La situación política peruana tiene muchas semejanzas con la guatemalteca. Tenemos los sistemas de partidos menos institucionalizados de la región, liderazgos personalistas improvisados, partidos cascarón y extendida corrupción. Y algunos avances en institucionalización y lucha contra la corrupción en serio riesgo de desmantelamiento. Sin embargo, parece claro que la amenaza sobre la democracia guatemalteca está en una coalición de intereses liderada por una oligarquía económica altamente concentrada y excluyente, asociada a intereses políticos pragmáticos, con altos niveles de corrupción.
En nuestro país, por el contrario, podría decirse que el poder económico y la élite social han perdido control, o tienen una relación muy incierta con el poder político, más bien marcada por los sobresaltos. Pasada la década fujimorista, en la que se combinó cierta estabilidad y prosperidad económica con cierta legitimación política del modelo de mercado, vivieron de susto en susto: tanto con Toledo, García y Humala, temieron que la continuidad del modelo estaba en cuestión, para luego aliviarse con que no. En el 2016, lo que podría haber sido un oasis (un tecnócrata y banquero en la presidencia, con el fujimorismo con mayoría absoluta en el Congreso), más bien abrió la puerta al período de inestabilidad que llevó incluso a Pedro Castillo a la presidencia, la peor pesadilla hecha realidad.

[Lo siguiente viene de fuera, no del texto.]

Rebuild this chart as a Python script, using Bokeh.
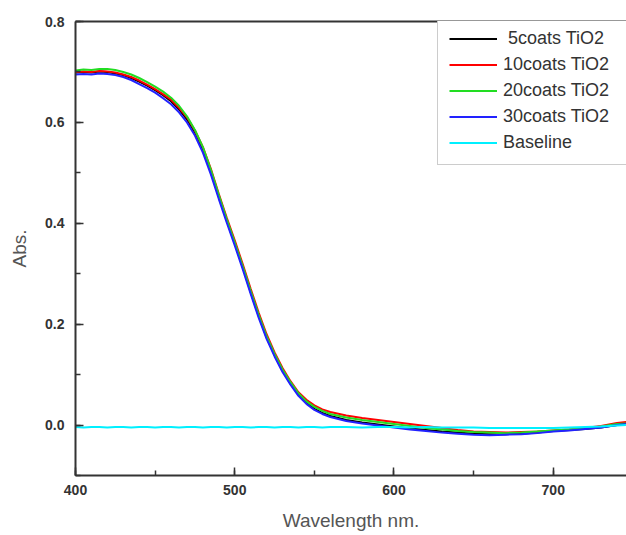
from bokeh.plotting import figure
from bokeh.models import LinearAxis, FixedTicker, SingleIntervalTicker, NumeralTickFormatter
from bokeh.embed import file_html
from bokeh.resources import INLINE

wavelength = [400, 405, 410, 415, 420, 425, 430, 435, 440, 445, 450, 455, 460, 465, 470,
              475, 480, 485, 490, 495, 500, 505, 510, 515, 520, 525, 530, 535, 540, 545,
              550, 555, 560, 570, 580, 590, 600, 610, 620, 630, 640, 650, 660, 670, 680,
              690, 700, 710, 720, 730, 740, 746]

coats5 = [0.699, 0.700, 0.699, 0.701, 0.700, 0.697, 0.694, 0.688, 0.681, 0.673, 0.664, 0.654,
          0.642, 0.626, 0.606, 0.580, 0.546, 0.502, 0.452, 0.405, 0.360, 0.313, 0.264, 0.217,
          0.174, 0.139, 0.108, 0.082, 0.060, 0.044, 0.032, 0.024, 0.018, 0.010, 0.005, 0.001,
          -0.003, -0.007, -0.010, -0.013, -0.015, -0.017, -0.018, -0.018, -0.017, -0.015,
          -0.012, -0.010, -0.008, -0.005, 0.000, 0.001]

coats10 = [0.700, 0.701, 0.700, 0.702, 0.701, 0.699, 0.695, 0.690, 0.683, 0.675, 0.666, 0.656,
           0.645, 0.629, 0.610, 0.584, 0.551, 0.508, 0.458, 0.411, 0.366, 0.319, 0.270, 0.223,
           0.180, 0.144, 0.113, 0.087, 0.065, 0.050, 0.039, 0.031, 0.026, 0.019, 0.014, 0.010,
           0.006, 0.002, -0.002, -0.006, -0.010, -0.013, -0.014, -0.015, -0.014, -0.013,
           -0.011, -0.009, -0.006, -0.002, 0.004, 0.006]

coats20 = [0.703, 0.705, 0.704, 0.706, 0.706, 0.704, 0.700, 0.695, 0.688, 0.680, 0.671, 0.661,
           0.649, 0.633, 0.612, 0.585, 0.551, 0.506, 0.456, 0.408, 0.362, 0.315, 0.266, 0.219,
           0.176, 0.141, 0.110, 0.085, 0.063, 0.047, 0.036, 0.028, 0.022, 0.015, 0.010, 0.006,
           0.002, -0.002, -0.006, -0.009, -0.012, -0.014, -0.015, -0.016, -0.015, -0.013,
           -0.011, -0.009, -0.007, -0.003, 0.002, 0.003]

coats30 = [0.695, 0.696, 0.695, 0.697, 0.696, 0.694, 0.690, 0.684, 0.676, 0.668, 0.659, 0.648,
           0.636, 0.620, 0.600, 0.574, 0.540, 0.497, 0.448, 0.401, 0.356, 0.309, 0.260, 0.213,
           0.171, 0.136, 0.105, 0.080, 0.058, 0.042, 0.030, 0.022, 0.016, 0.008, 0.003, -0.001,
           -0.005, -0.009, -0.012, -0.015, -0.017, -0.019, -0.020, -0.019, -0.018, -0.016,
           -0.013, -0.011, -0.008, -0.005, 0.000, 0.002]

baseline = [-0.004, -0.005, -0.004, -0.004, -0.005, -0.004, -0.004, -0.005, -0.004, -0.004,
            -0.005, -0.004, -0.004, -0.005, -0.004, -0.004, -0.005, -0.004, -0.004, -0.005,
            -0.004, -0.004, -0.005, -0.004, -0.004, -0.005, -0.004, -0.004, -0.005, -0.004,
            -0.004, -0.005, -0.004, -0.004, -0.005, -0.004, -0.004, -0.005, -0.004, -0.005,
            -0.005, -0.005, -0.006, -0.006, -0.006, -0.006, -0.006, -0.005, -0.004, -0.003,
            -0.001, 0.000]

series_labels = ["\u00a05coats TiO2", "10coats TiO2", "20coats TiO2", "30coats TiO2", "Baseline"]
series_values = [coats5, coats10, coats20, coats30, baseline]
series_colors = ["#000000", "#ff0000", "#22dd22", "#2222ff", "#00f0ff"]

x_ticks_interval = 100
y_ticks_interval = 0.2

FONT = "Liberation Sans"

p = figure(width=626, height=535, x_range=(400, 746), y_range=(-0.1, 0.8),
           output_backend="svg", toolbar_location=None,
           min_border_left=75, min_border_right=0, min_border_top=21, min_border_bottom=60,
           background_fill_color="white", border_fill_color="white")

for vals, lab, col in zip(series_values, series_labels, series_colors):
    p.line(wavelength, vals, line_color=col, line_width=2, legend_label=lab)

p.xgrid.visible = False
p.ygrid.visible = False
p.outline_line_color = None

for ax in (p.xaxis[0], p.yaxis[0]):
    ax.axis_line_color = "#333333"
    ax.axis_line_width = 2
    ax.major_tick_line_color = "#333333"
    ax.minor_tick_line_color = "#333333"
    ax.major_tick_line_width = 1.5
    ax.minor_tick_line_width = 1.5
    ax.major_tick_in = 8
    ax.major_tick_out = 0
    ax.minor_tick_in = 5
    ax.minor_tick_out = 0
    ax.major_label_text_font = FONT
    ax.major_label_text_font_style = "bold"
    ax.major_label_text_font_size = "14px"
    ax.major_label_text_color = "#333333"
    ax.axis_label_text_font = FONT
    ax.axis_label_text_font_style = "normal"
    ax.axis_label_text_font_size = "19px"
    ax.axis_label_text_color = "#555555"

p.xaxis[0].ticker = SingleIntervalTicker(interval=x_ticks_interval, num_minor_ticks=2)
p.yaxis[0].ticker = SingleIntervalTicker(interval=y_ticks_interval, num_minor_ticks=2)
p.yaxis[0].formatter = NumeralTickFormatter(format="0.0")
p.xaxis[0].axis_label = "Wavelength nm."
p.yaxis[0].axis_label = "Abs."
p.xaxis[0].major_label_standoff = 9
p.yaxis[0].major_label_standoff = 11
p.xaxis[0].axis_label_standoff = 12
p.yaxis[0].axis_label_standoff = 12

top = LinearAxis(ticker=FixedTicker(ticks=[]), axis_line_color="#333333", axis_line_width=2,
                 major_tick_line_color=None, minor_tick_line_color=None,
                 major_label_text_font_size="0px")
p.add_layout(top, "above")

lg = p.legend[0]
lg.location = (362, 310)
lg.padding = 11
lg.spacing = 5
lg.label_height = 21
lg.glyph_height = 21
lg.glyph_width = 48
lg.label_standoff = 6
lg.label_width = 140
lg.label_text_font = FONT
lg.label_text_font_size = "18px"
lg.label_text_color = "#333333"
lg.border_line_color = "#999999"
lg.border_line_width = 1
lg.background_fill_color = "white"
lg.background_fill_alpha = 1.0

open("out.html", "w").write(file_html(p, INLINE))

Si bien la caída de Castillo ha significado un gran alivio para las élites económicas y sociales, no podría decirse que ellas controlan el poder político. En realidad, la debilidad de los partidos ha hecho que este haya terminado en manos de un conjunto de intereses locales y regionales, fuertemente influenciados por prácticas informales, bastante lejanos de las élites. El tema es que su agenda no implica un cambio radical de modelo y todos parecen converger en la causa común de neutralizar procesos de autonomía y activismo institucional, especialmente en el ámbito de la lucha contra la corrupción.